Özel çocuklarımızın eğitimi bireysel başlamalı, grupla devam etmeli. Çünkü çocuklar da en etkili öğrenme şekli sosyal öğrenmedir. Bu nedenle özel çocuklarımızın özellikle kaynaştırma eğitimlerine ağırlık verilmelidir.
Gelecekte kendi ayakları üzerinde durabilmeleri için yetenekleri doğrultusunda bir alana yönlendirilmeli ve eğitim verilmelidir.
Down sendromlu bir çocuğun ebeveyni olmadan önce ve sonraki Banu desem?
Banu, Zeynep’ten once daha hırçın, daha asabi, daha sabırsız, daha tahammülsüzdü. Zeynep benim bu olumsuz özelliklerimi yenmemi sağladı. Sadece anne olmayı değil, Zeynep'in annesi olmayı öğretti. Özel çocuk anneleri de hayata böyle bakmalı, çocuğum benden ne aldı değil, bana ne kazandırdı diye bakarlarsa ruhen de vicdanen de daha rahat olacaklardır.
Son olarak eklemeliyim ki, biz özel çocuk anneleri yaşadığımız zorlukları anlatmak için kelime bulamayız.
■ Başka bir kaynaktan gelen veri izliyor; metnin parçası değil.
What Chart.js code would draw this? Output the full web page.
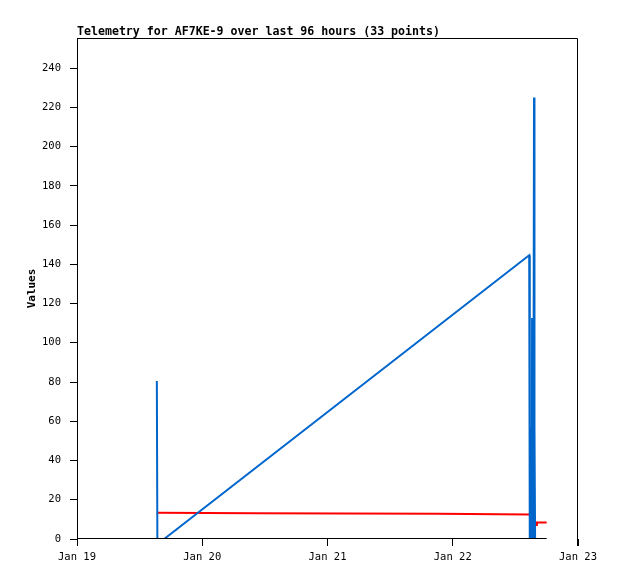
<!DOCTYPE html>
<html>
<head>
<meta charset="utf-8">
<script src="https://cdn.jsdelivr.net/npm/chart.js@4/dist/chart.umd.min.js"></script>
<style>
  html, body { margin: 0; padding: 0; background: #fff; }
  #wrap { width: 618px; height: 579px; }
</style>
</head>
<body>
<div id="wrap"><canvas id="chart"></canvas></div>
<script>
// hours since Jan 19 00:00
const dayLabels = ["Jan 19", "Jan 20", "Jan 21", "Jan 22", "Jan 23"];
const yTicks = [0, 20, 40, 60, 80, 100, 120, 140, 160, 180, 200, 220, 240];

const blueHours = [15.3, 15.4, 16.7, 86.65, 86.72, 86.8, 86.88, 86.96, 87.04, 87.12, 87.2, 87.28, 87.36, 87.44, 87.57, 87.62, 87.7, 87.78];
const blueValues = [80.5, 0, 0, 144.6, 56.5, 0, 56.5, 0, 56.5, 0, 112.6, 0, 56.5, 0, 225, 0, 56.5, 0];

const redHours = [15.33, 34.1, 69.2, 86.75, 87.7, 87.78, 88.1, 88.12, 88.16, 90];
const redValues = [13.4, 13.1, 12.9, 12.5, 0, 8.4, 8.4, 6.6, 8.4, 8.4];

const blackHours = [0, 90];
const blackValues = [0, 0];

const pts = (xs, ys) => xs.map((x, i) => ({ x: x, y: ys[i] }));

const titleText = "Telemetry for AF7KE-9 over last 96 hours (33 points)";

const framePlugin = {
  id: "frame",
  afterDraw(chart) {
    const ctx = chart.ctx;
    const a = chart.chartArea;
    ctx.save();
    ctx.strokeStyle = "#000";
    ctx.lineWidth = 1;
    ctx.beginPath();
    ctx.moveTo(a.left + 0.5, a.top + 0.5);
    ctx.lineTo(a.right - 0.5, a.top + 0.5);
    ctx.lineTo(a.right - 0.5, a.bottom + 7);
    ctx.stroke();
    ctx.fillStyle = "#000";
    ctx.font = "bold 11.6px 'DejaVu Sans Mono'";
    ctx.textBaseline = "alphabetic";
    ctx.textAlign = "left";
    ctx.fillText(titleText, a.left, 35);
    ctx.translate(32, (a.top + a.bottom) / 2);
    ctx.rotate(-Math.PI / 2);
    ctx.textAlign = "center";
    ctx.textBaseline = "middle";
    ctx.font = "bold 11px 'DejaVu Sans Mono'";
    ctx.fillText("Values", 0, 0);
    ctx.restore();
  }
};

new Chart(document.getElementById("chart"), {
  type: "line",
  data: {
    datasets: [
      {
        label: "zero",
        data: pts(blackHours, blackValues),
        borderColor: "#000000",
        borderWidth: 2,
        pointRadius: 0,
        order: 0
      },
      {
        label: "blue",
        data: pts(blueHours, blueValues),
        borderColor: "#0066cc",
        borderWidth: 2,
        pointRadius: 0,
        order: 1
      },
      {
        label: "red",
        data: pts(redHours, redValues),
        borderColor: "#ff0000",
        borderWidth: 2,
        pointRadius: 0,
        order: 2
      }
    ]
  },
  options: {
    responsive: true,
    maintainAspectRatio: false,
    animation: false,
    layout: { padding: { top: 38, right: 40, left: 0, bottom: 0 } },
    plugins: {
      legend: { display: false },
      tooltip: { enabled: false },
      title: { display: false }
    },
    scales: {
      x: {
        type: "linear",
        min: 0,
        max: 96,
        afterFit: (s) => { s.height = 40; },
        afterBuildTicks: (s) => { s.ticks = dayLabels.map((_, i) => ({ value: i * 24 })); },
        ticks: {
          color: "#000",
          font: { family: "'DejaVu Sans Mono'", size: 10.5 },
          padding: 5,
          maxRotation: 0,
          callback: (v) => dayLabels[v / 24]
        },
        grid: { drawOnChartArea: false, tickLength: 7, tickColor: "#000", tickWidth: 1 },
        border: { display: false }
      },
      y: {
        type: "linear",
        min: 0,
        max: 255.3,
        afterFit: (s) => { s.width = 77; },
        afterBuildTicks: (s) => { s.ticks = yTicks.map((v) => ({ value: v })); },
        ticks: {
          color: "#000",
          font: { family: "'DejaVu Sans Mono'", size: 10.5 },
          padding: 9
        },
        grid: { drawOnChartArea: false, tickLength: 7, tickColor: "#000", tickWidth: 1 },
        border: { display: true, color: "#000", width: 1 }
      }
    }
  },
  plugins: [framePlugin]
});
</script>
</body>
</html>
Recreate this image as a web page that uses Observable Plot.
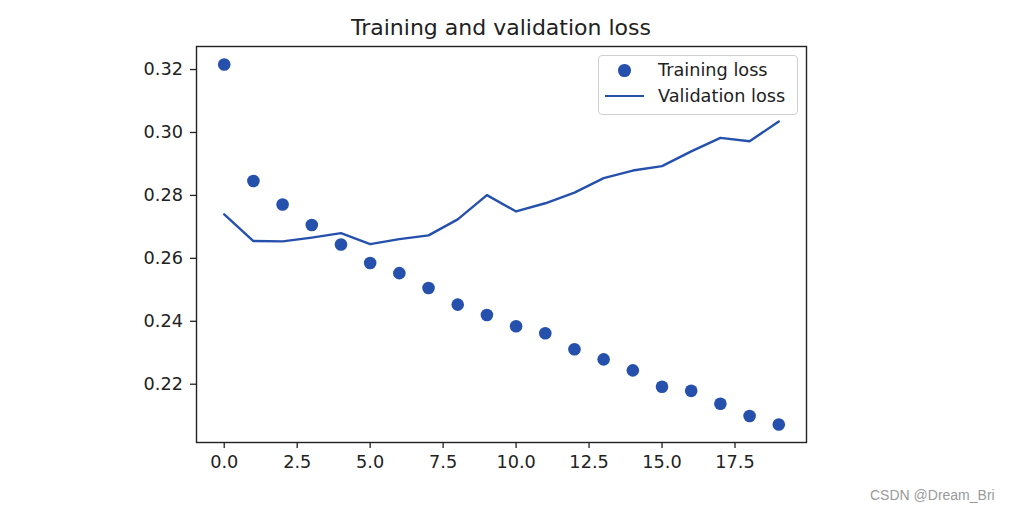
<!DOCTYPE html>
<html>
<head>
<meta charset="utf-8">
<script src="https://cdn.jsdelivr.net/npm/d3@7"></script>
<script src="https://cdn.jsdelivr.net/npm/@observablehq/plot@0.6"></script>
<style>
  html, body { margin: 0; padding: 0; background: #fff; }
  #wrap { position: relative; width: 1009px; height: 512px; overflow: hidden; font-family: "DejaVu Sans", sans-serif; color: #222; }
  #wrap svg { position: absolute; left: 0; top: 0; }
  .title { position: absolute; left: 196px; width: 610px; top: 17.4px; text-align: center; font-size: 22px; line-height: 22px; white-space: nowrap; }
  .legend { position: absolute; left: 598px; top: 55px; width: 198px; height: 58px; border: 1px solid #d0d0d0; border-radius: 4px; background: rgba(255,255,255,0.85); }
  .lt { position: absolute; font-size: 17.7px; line-height: 17.7px; white-space: nowrap; }
  .ldot { position: absolute; width: 12.6px; height: 12.6px; border-radius: 50%; }
  .lline { position: absolute; height: 2.4px; }
  .wm { position: absolute; left: 870px; top: 488px; font-family: "Liberation Sans", Arial, sans-serif; font-size: 14px; line-height: 14px; color: #9a9a9a; white-space: nowrap; }
</style>
</head>
<body>
<div id="wrap"></div>
<script>
const epochs = [0,1,2,3,4,5,6,7,8,9,10,11,12,13,14,15,16,17,18,19];
const trainingLoss = [0.3216,0.2846,0.2771,0.2706,0.2644,0.2585,0.2553,0.2506,0.2453,0.2420,0.2384,0.2362,0.2311,0.2279,0.2244,0.2192,0.2179,0.2138,0.2099,0.2072];
const validationLoss = [0.2740,0.2655,0.2654,0.2666,0.2680,0.2645,0.2661,0.2673,0.2724,0.2801,0.2749,0.2775,0.2809,0.2855,0.2879,0.2893,0.2940,0.2983,0.2972,0.3035];
const xTicks = [0,2.5,5,7.5,10,12.5,15,17.5];
const yTicks = [0.22,0.24,0.26,0.28,0.30,0.32];
const seriesNames = ["Training loss","Validation loss"];
const titleText = "Training and validation loss";
const watermark = "CSDN @Dream_Bri";

const color = "#2551ad";
const train = epochs.map((e,i) => ({epoch: e, loss: trainingLoss[i]}));
const val = epochs.map((e,i) => ({epoch: e, loss: validationLoss[i]}));

// matplotlib-style 5% margins
const xExt = d3.extent(epochs), yExt = d3.extent(trainingLoss.concat(validationLoss));
const xm = (xExt[1]-xExt[0])*0.05, ym = (yExt[1]-yExt[0])*0.05;

const plot = Plot.plot({
  width: 1009,
  height: 512,
  marginLeft: 196,
  marginRight: 203,
  marginTop: 46,
  marginBottom: 70,
  style: {fontFamily: "DejaVu Sans, sans-serif", fontSize: "17.7px", color: "#222", background: "transparent", overflow: "visible"},
  x: {domain: [xExt[0]-xm, xExt[1]+xm]},
  y: {domain: [yExt[0]-ym, yExt[1]+ym]},
  marks: [
    Plot.line(val, {x: "epoch", y: "loss", stroke: color, strokeWidth: 2.4, curve: "linear"}),
    Plot.dot(train, {x: "epoch", y: "loss", r: 6.3, fill: color, stroke: "none"}),
    Plot.frame({stroke: "#222", strokeWidth: 1.4}),
    Plot.axisX(xTicks, {tickSize: 6, tickPadding: 7, tickFormat: d3.format(".1f"), fontSize: 17.7, stroke: "#222", strokeWidth: 1.3, fill: "#222", label: null}),
    Plot.axisY(yTicks, {tickSize: 6, tickPadding: 7.5, tickFormat: d3.format(".2f"), fontSize: 17.7, stroke: "#222", strokeWidth: 1.3, fill: "#222", label: null})
  ]
});

const wrap = document.getElementById("wrap");
wrap.appendChild(plot);

const t = document.createElement("div");
t.className = "title"; t.textContent = titleText; wrap.appendChild(t);

const lg = document.createElement("div");
lg.className = "legend"; wrap.appendChild(lg);
const d = document.createElement("div");
d.className = "ldot"; d.style.background = color; d.style.left = (624.3-6.3-599)+"px"; d.style.top = (70.7-6.3-56)+"px"; lg.appendChild(d);
const ln = document.createElement("div");
ln.className = "lline"; ln.style.background = color; ln.style.left = (605-599)+"px"; ln.style.width = "39px"; ln.style.top = (96-1.2-56)+"px"; lg.appendChild(ln);
seriesNames.forEach((n,i) => {
  const s = document.createElement("div");
  s.className = "lt"; s.textContent = n;
  s.style.left = (658-599)+"px";
  s.style.top = ((i===0 ? 61.7 : 88.3)-56)+"px";
  lg.appendChild(s);
});

const w = document.createElement("div");
w.className = "wm"; w.textContent = watermark; wrap.appendChild(w);
</script>
</body>
</html>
Doğum yapmadan once çocuğumuz için kuruduğumuz hayallerin bir çoğunu yapamayacak olmanın verdiği hayal kırıklığı, sosyal hayatta yaşadığımız zorluklar, akademik hayatta karşılaştığımız engellemeler, özel hayatımıza etkileri vb o kadar çok etken var ki bizi olumsuz etkileyebilecek, bu duygusal karmaşadan bizi çıkarabilecek tek liman çocuğumuzun gülen gözleri ve kazandırdıklarıdır.